Чтобы сделать маленькую перемычку к следующей лекции, где я перейду к XVIII веку и остановлюсь на трех больших писателях — Вольтере, Дидро и Руссо, — скажу еще следующее.
Когда умер Людовик XIV, оставив Францию в тяжелых условиях, со скверно сложившимся положением на военном фронте, с расстроенным внутри хозяйством, то было ясно, что монархия подорвала свою внутреннюю силу. И следовавшее затем Регентство и век Людовика XV начинают являть признаки конца. Вы знаете знаменитую фразу Людовика XV: „После нас хоть потоп“. Каждый чувствовал, что потоп недалеко, и хотел вдосталь пожить и умереть вовремя, что Людовику XV и удалось. Дворянство сделалось до крайности фривольным и потеряло остаток силы и характера. Крестьянство впало в ужасную нищету, торговому капиталу был нанесен сильный удар конкуренцией иностранцев. Франция обнищала. Однако буржуазия исподволь крепла, захватывала дворянские земли на местах, создала бюрократическую буржуазию в лице судейских семей, которые из поколения в поколение наследовали должность, брала на откуп разные чисто государственные монополии.
Ремесла во Франции росли, но политика была скверная, и буржуазия чувствовала, что прошло то время, когда ей нужна была монархия. Она постепенно накопляла в себе негодование и с удовольствием вспоминала о Кромвеле и его топоре. Чем дальше, тем этих революционных сил, ненавидящих монархию, накоплялось все больше во французском обществе.

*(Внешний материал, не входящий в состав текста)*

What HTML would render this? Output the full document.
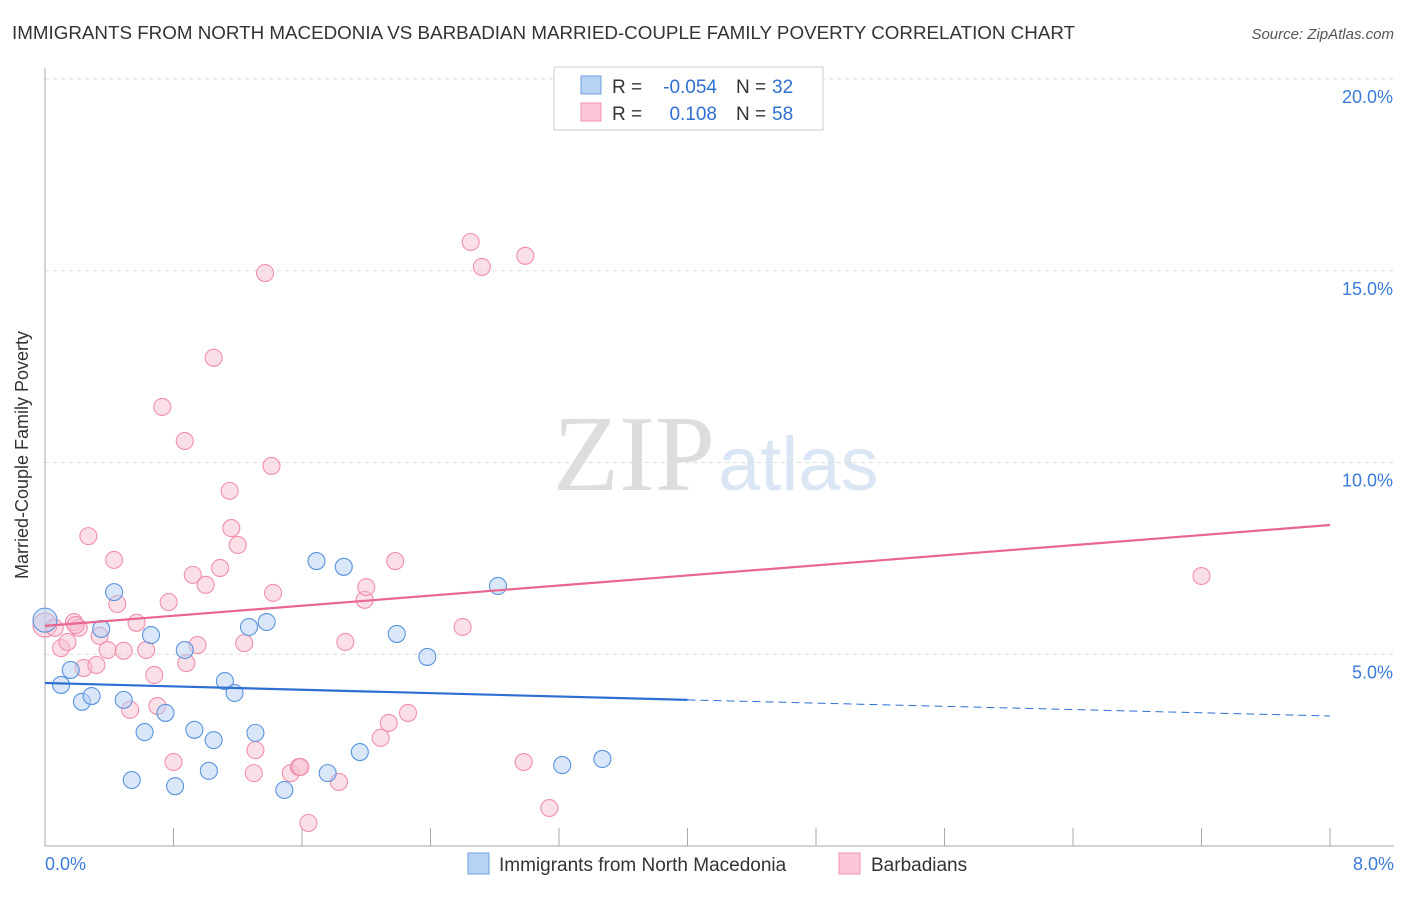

Стиль этого переходного времени называется стилем рококо. Это было возвращение к барокко, но по-новому. Стройность форм стиля Людовика XIV, эти утонченные колонны, поставленные на красивые постаменты, эти большие фасады с ровно расставленными окнами, эти величественные колоннады, эти подстриженные деревья садов с милитаризованными формами, вся эта геометрическая размеренность, вся эта изящная импонирующая пышность исчезли. Вновь начинается беспокойство. Почему? Потому что спокойных людей больше нет. У короля нет спокойствия на душе, как и у дворян, которые сознают, что скоро наступит „потоп“, — у них землю захватил какой-нибудь буржуа купец, у них масса долгов и постоянная забота о том, откуда бы достать денег для того, чтобы прожить следующий месяц. О, беспокойств масса! Такое же беспокойство и у буржуазии, которая алчет наживы и натыкается на каждом шагу на противоречия, на скверные законы, на неправильные поборы, на конкуренцию иностранцев, которая ее бьет. Буржуазия начинает уже выдвигать свою бюрократию, своих экономистов, которые защищают естественную экономию против государства и его неправильной экономической политики. Снизу развиваются революционные силы, — и там тоже беспокойно.
И вот, благодаря этому всеобщему беспокойству, сламываются и спокойные линии стиля. Если в барокко линии были беспокойные, то и здесь все беспокойно, но только в какой-то небрежной, легкомысленной вариации.